JB: How will Jordan’s aviation sector be boosted given the future privatization and expansion of the airport? To what extent are these two transactions explicit?
SM: Expansion of the Queen Alia International Airport will be among the country’s largest privatization transactions. The deal is still in the tendering process but winners for design and implementation will soon be announced. The airport’s expansion and privatization, along with RJ’s own privatization, all serve to make Jordan a hub for regional travel. This is where these two transactions work in tandem.
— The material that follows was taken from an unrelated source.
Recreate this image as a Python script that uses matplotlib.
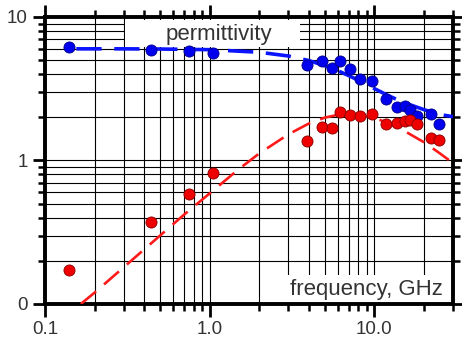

However, progress on the RJ front is anticipated to be faster since early stages of the transaction have already started. 

JB: How would you assess competition in the aviation industry in the Middle East?
SM: I believe Open Skies is coming; however, there are some hurdles in the region, such as the absence of common Pan Arab standards allowing for better consolidation between carriers. Unfortunately, Middle East carriers are doing the opposite due to a disparity in government intervention, political issues and the sensitivity of the sector. On the up side, with privatization moving forward in a few countries, competition is anticipated to progress but at a relatively slower pace compared to Europe and Asia. 

Also, competition is imperfect due to the different regulatory issues of various Arab governments. Some airline companies in the Gulf are employed as marketing and branding tools for their respective countries. Also a number of airlines are fully or partially subsidized (oil subsidies) by their national governments. Other barriers include taxation as well as visa requirements, which affect regional travel.

JB: What lies ahead for RJ?
SM: I envision RJ growing as Jordan’s local carrier, enjoying a dominant position in the Levant and making Jordan the new hub for the region. This will hopefully be the case, since 50% of RJ’s traffic is for transfer passengers. Our hope for the future is to centralize Jordan as a new focal point in the Middle East and capitalize on RJ’s network to truly turn the country into a gateway for travel and transit and not just a final destination for travelers.